Wherever "this" appears in a line, list that line.

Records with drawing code

START

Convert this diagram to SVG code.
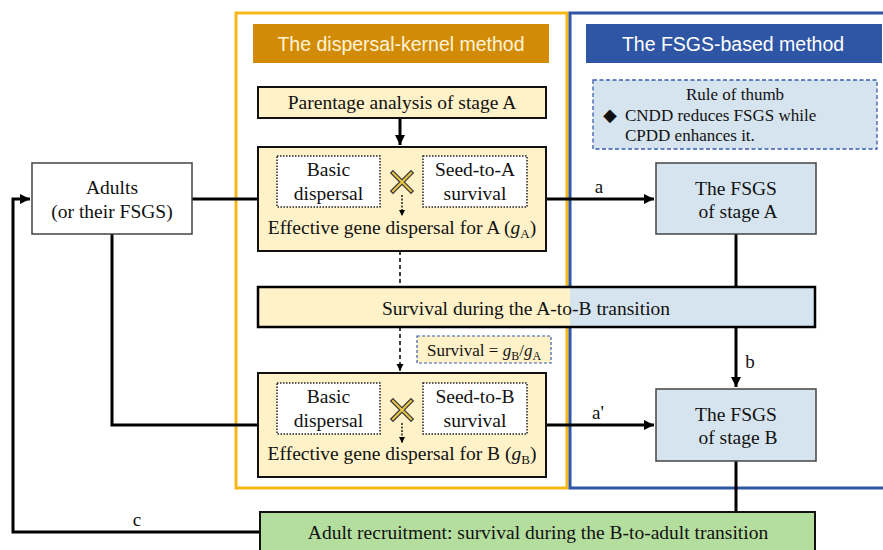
<svg xmlns="http://www.w3.org/2000/svg" width="883" height="550" viewBox="0 0 883 550">
<style>
.t{font-family:"Liberation Serif","Times New Roman",serif;font-size:19.5px;fill:#111;text-anchor:middle}
.s{font-size:17px}
.l{font-size:19px}
.h{font-family:"Liberation Sans",Arial,sans-serif;font-size:19.5px;text-anchor:middle}
.cream{fill:#FFF2C8}
.blue{fill:#D6E4EF}
.main{stroke:#111;stroke-width:2}
.thin{stroke:#444;stroke-width:1.5}
.dot{fill:#fff;stroke:#222;stroke-width:1.5;stroke-dasharray:1.5,1.5}
.conn{fill:none;stroke:#000;stroke-width:3}
.dash{fill:none;stroke:#000;stroke-width:1.5;stroke-dasharray:4,3}
</style>
<defs>
<marker id="ah" viewBox="0 0 10 10" refX="10" refY="5" markerWidth="3.5" markerHeight="3.5" orient="auto" markerUnits="strokeWidth"><path d="M0,0L10,5L0,10z" fill="#000"/></marker>
<marker id="ahs" viewBox="0 0 10 10" refX="10" refY="5" markerWidth="5" markerHeight="5" orient="auto" markerUnits="strokeWidth"><path d="M0,0L10,5L0,10z" fill="#000"/></marker>
<g id="cross"><path d="M-9,-9L9,9M9,-9L-9,9" stroke="#3a3a3a" stroke-width="4.5" stroke-linecap="square"/><path d="M-9,-9L9,9M9,-9L-9,9" stroke="#E8C547" stroke-width="2" stroke-linecap="square"/></g>
</defs>
<rect width="883" height="550" fill="#fff"/>

<g id="frames">
<rect x="236" y="13" width="331" height="475" fill="none" stroke="#F7B718" stroke-width="3"/>
<path d="M885,13H570V488H885" fill="none" stroke="#2F55A5" stroke-width="3"/>
</g>

<g id="header-kernel">
<rect x="253" y="24" width="296" height="39" fill="#D28B06"/>
<text class="h" x="401" y="51" fill="#FFF4D6">The dispersal-kernel method</text>
</g>
<g id="header-fsgs">
<rect x="586" y="24" width="296" height="39" fill="#2F55A5"/>
<text class="h" x="733" y="51" fill="#fff">The FSGS-based method</text>
</g>

<g id="rule">
<rect x="593" y="80" width="284" height="69" fill="#D6E4EF" stroke="#3A5BAE" stroke-width="1.3" stroke-dasharray="4,2.5"/>
<text class="t s" x="735" y="100">Rule of thumb</text>
<text class="t" x="610" y="121" style="font-family:'DejaVu Sans',sans-serif;font-size:18px">◆</text>
<text class="t s" x="625" y="121" style="text-anchor:start">CNDD reduces FSGS while</text>
<text class="t s" x="625" y="141" style="text-anchor:start">CPDD enhances it.</text>
</g>

<g id="connectors">
<path class="conn" d="M400,118V145" marker-end="url(#ah)"/>
<path class="conn" d="M192,199H258"/>
<path class="conn" d="M546,199H654" marker-end="url(#ah)"/>
<path class="conn" d="M112,234V425H258"/>
<path class="conn" d="M546,425H654" marker-end="url(#ah)"/>
<path class="conn" d="M736,234V287"/>
<path class="conn" d="M736,327V387" marker-end="url(#ah)"/>
<path class="conn" d="M736,461V512"/>
<path class="conn" d="M260,532H13V199H30" marker-end="url(#ah)"/>
<path class="dash" d="M400,251V287"/>
<path class="dash" d="M400,327V371" marker-end="url(#ahs)"/>
</g>

<g id="labels">
<text class="t l" x="599" y="193">a</text>
<text class="t l" x="750" y="368">b</text>
<text class="t l" x="598" y="419">a'</text>
<text class="t l" x="137" y="526">c</text>
</g>

<g id="parentage">
<rect class="cream main" x="258" y="87" width="288" height="31"/>
<text class="t" x="402" y="109">Parentage analysis of stage A</text>
</g>

<g id="box-a">
<rect class="cream main" x="258" y="147" width="288" height="104"/>
<rect class="dot" x="277" y="156" width="103" height="51"/>
<text class="t" x="328.5" y="176">Basic</text>
<text class="t" x="328.5" y="200">dispersal</text>
<rect class="dot" x="423" y="156" width="104" height="51"/>
<text class="t" x="475" y="176">Seed-to-A</text>
<text class="t" x="475" y="200">survival</text>
<use href="#cross" x="402" y="182"/>
<path d="M402,195V216" fill="none" stroke="#000" stroke-width="1.3" stroke-dasharray="2,1.5" marker-end="url(#ahs)"/>
<text class="t" x="402" y="234">Effective gene dispersal for A (<tspan font-style="italic">g</tspan><tspan font-size="13" dy="4">A</tspan><tspan dy="-4">)</tspan></text>
</g>

<g id="survival-ab">
<rect x="258" y="287" width="312" height="40" fill="#FFF2C8"/>
<rect x="570" y="287" width="245" height="40" fill="#D6E4EF"/>
<rect x="258" y="287" width="557" height="40" fill="none" stroke="#000" stroke-width="2.5"/>
<text class="t" x="526" y="315">Survival during the A-to-B transition</text>
</g>

<g id="survival-ratio">
<rect x="417" y="336" width="134" height="27" fill="#FFF2C8" stroke="#3A5BAE" stroke-width="1.2" stroke-dasharray="3,2"/>
<text class="t s" x="484" y="356">Survival = <tspan font-style="italic">g</tspan><tspan font-size="12" dy="4">B</tspan><tspan dy="-4">/</tspan><tspan font-style="italic">g</tspan><tspan font-size="12" dy="4">A</tspan></text>
</g>

<g id="box-b">
<rect class="cream main" x="258" y="373" width="288" height="104"/>
<rect class="dot" x="277" y="383" width="103" height="51"/>
<text class="t" x="328.5" y="403">Basic</text>
<text class="t" x="328.5" y="427">dispersal</text>
<rect class="dot" x="423" y="383" width="104" height="51"/>
<text class="t" x="475" y="403">Seed-to-B</text>
<text class="t" x="475" y="427">survival</text>
<use href="#cross" x="402" y="410"/>
<path d="M402,423V443" fill="none" stroke="#000" stroke-width="1.3" stroke-dasharray="2,1.5" marker-end="url(#ahs)"/>
<text class="t" x="402" y="460">Effective gene dispersal for B (<tspan font-style="italic">g</tspan><tspan font-size="13" dy="4">B</tspan><tspan dy="-4">)</tspan></text>
</g>

<g id="adults">
<rect x="32" y="163" width="160" height="71" fill="#fff" class="thin"/>
<text class="t" x="112" y="194">Adults</text>
<text class="t" x="112" y="218">(or their FSGS)</text>
</g>

<g id="fsgs-a">
<rect class="blue thin" x="656" y="163" width="160" height="71"/>
<text class="t" x="736" y="195">The FSGS</text>
<text class="t" x="738" y="218">of stage A</text>
</g>

<g id="fsgs-b">
<rect class="blue thin" x="656" y="389" width="160" height="72"/>
<text class="t" x="736" y="421">The FSGS</text>
<text class="t" x="738" y="444">of stage B</text>
</g>

<g id="recruitment">
<rect x="260" y="512" width="555" height="45" fill="#B4DE9E" stroke="#111" stroke-width="2"/>
<text class="t" x="538" y="539">Adult recruitment: survival during the B-to-adult transition</text>
</g>
</svg>
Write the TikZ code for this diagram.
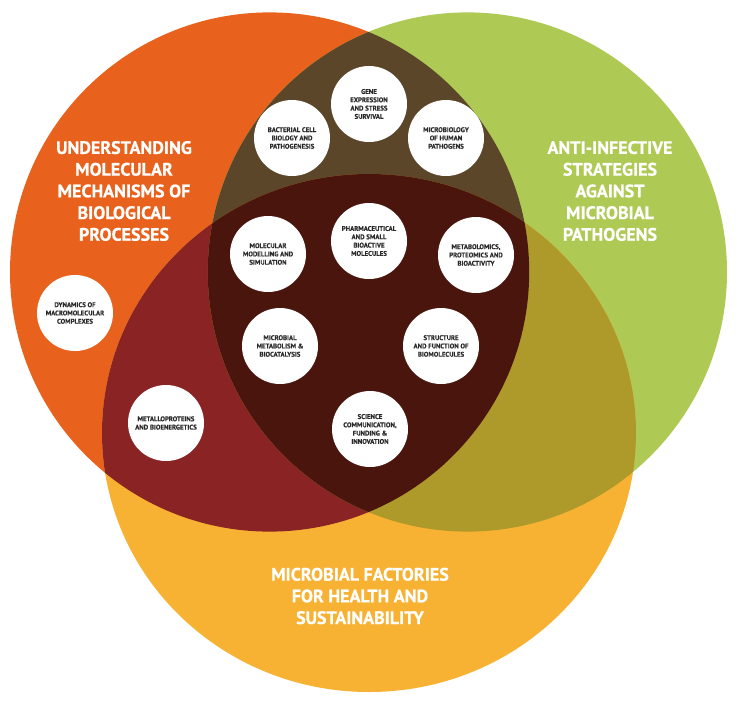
\documentclass[tikz,border=0pt]{standalone}
\usepackage{fontspec}
\setmainfont{PT Sans}
\newfontfamily\heavy{PT Sans Bold}[FakeBold=0.6]
\newfontfamily\smallbold{PT Sans Bold}[FakeBold=0.2]
\definecolor{cO}{HTML}{E9621D}
\definecolor{cG}{HTML}{AECA55}
\definecolor{cY}{HTML}{F8B233}
\definecolor{cOG}{HTML}{5C4629}
\definecolor{cOY}{HTML}{8A2424}
\definecolor{cGY}{HTML}{AD9A2A}
\definecolor{cC}{HTML}{4A150C}
\definecolor{cT}{HTML}{2A2A2A}
\begin{document}
\begin{tikzpicture}[x=1pt,y=-1pt,
  topic/.style={circle, fill=white, minimum size=76pt, inner sep=0pt, align=center,
    text=cT, font=\smallbold\fontsize{6.8}{8.3}\selectfont},
  title/.style={align=center, text=white, font=\heavy\fontsize{18}{21.7}\selectfont}]
\useasboundingbox (0,0) rectangle (740,702);
\coordinate (O) at (269.6,272);
\coordinate (G) at (467.4,272);
\coordinate (Y) at (369,433);
\tikzset{
  circO/.style={insert path={(O) circle[radius=259.6pt]}},
  circG/.style={insert path={(G) circle[radius=259.6pt]}},
  circY/.style={insert path={(Y) ellipse[x radius=267pt, y radius=259pt]}}}
\fill[cO, circO];
\fill[cG, circG];
\fill[cY, circY];
\begin{scope}
  \clip[circO];
  \fill[cOG, circG];
  \fill[cOY, circY];
\end{scope}
\begin{scope}
  \clip[circG];
  \fill[cGY, circY];
\end{scope}
\begin{scope}
  \clip[circO];
  \clip[circG];
  \fill[cC, circY];
\end{scope}
\node[title] (tO) at (124,191) {UNDERSTANDING\\MOLECULAR\\MECHANISMS OF\\BIOLOGICAL\\PROCESSES};
\node[title] (tG) at (610,191) {ANTI-INFECTIVE\\STRATEGIES\\AGAINST\\MICROBIAL\\PATHOGENS};
\node[title] (tY) at (360,596) {MICROBIAL FACTORIES\\FOR HEALTH AND\\SUSTAINABILITY};
\node[topic] (gene) at (369,104) {GENE\\EXPRESSION\\AND STRESS\\SURVIVAL};
\node[topic] (bact) at (292,138) {BACTERIAL CELL\\BIOLOGY AND\\PATHOGENESIS};
\node[topic] (micro) at (446,138) {MICROBIOLOGY\\OF HUMAN\\PATHOGENS};
\node[topic] (model) at (268,254) {MOLECULAR\\MODELLING AND\\SIMULATION};
\node[topic] (pharm) at (369,241) {PHARMACEUTICAL\\AND SMALL\\BIOACTIVE\\MOLECULES};
\node[topic] (metab) at (476,255) {METABOLOMICS,\\PROTEOMICS AND\\BIOACTIVITY};
\node[topic] (mmet) at (280,346) {MICROBIAL\\METABOLISM \&\\BIOCATALYSIS};
\node[topic] (struct) at (441,346) {STRUCTURE\\AND FUNCTION OF\\BIOMOLECULES};
\node[topic] (sci) at (370,429) {SCIENCE\\COMMUNICATION,\\FUNDING \&\\INNOVATION};
\node[topic] (dyn) at (75,313) {DYNAMICS OF\\MACROMOLECULAR\\COMPLEXES};
\node[topic] (metal) at (166,423) {METALLOPROTEINS\\AND BIOENERGETICS};
\end{tikzpicture}
\end{document}
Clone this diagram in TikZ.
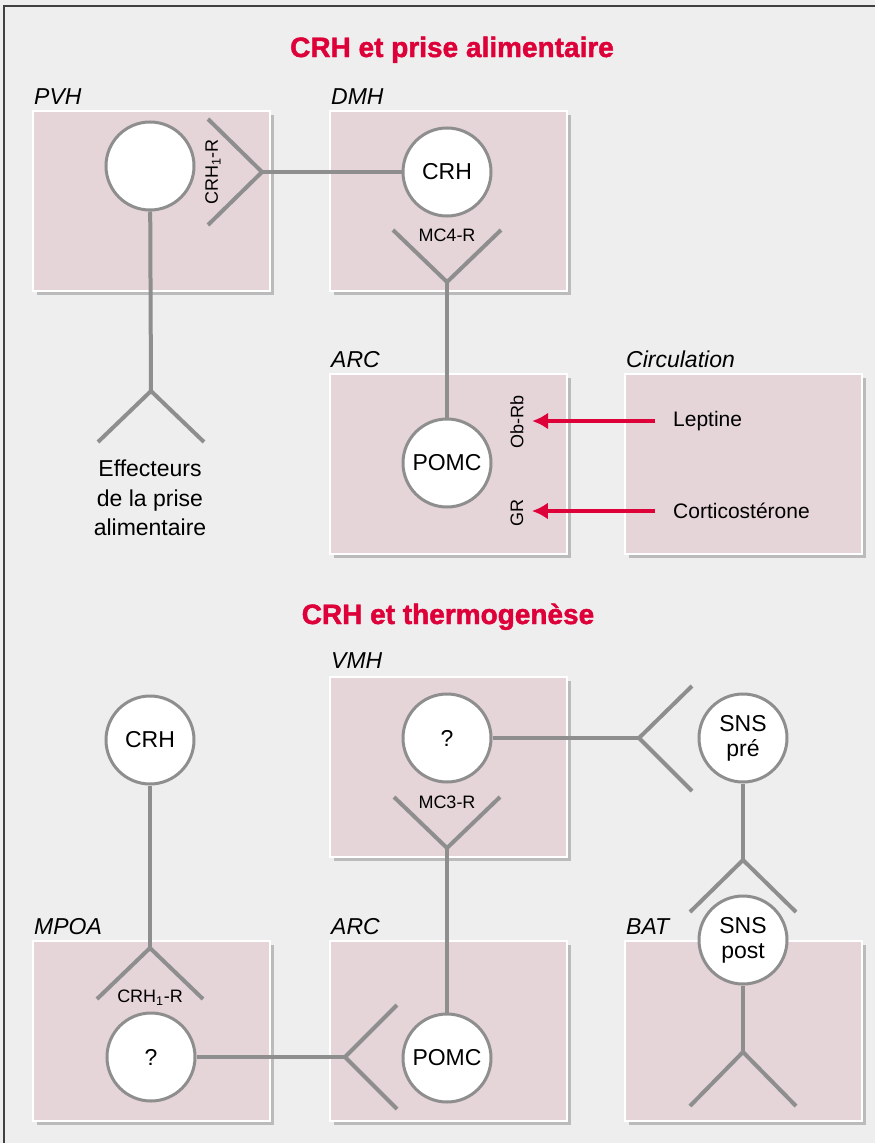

END

FULL SOLUTION:
Convert this diagram to SVG code.
Write the TikZ code for this diagram.
Clone this diagram in TikZ.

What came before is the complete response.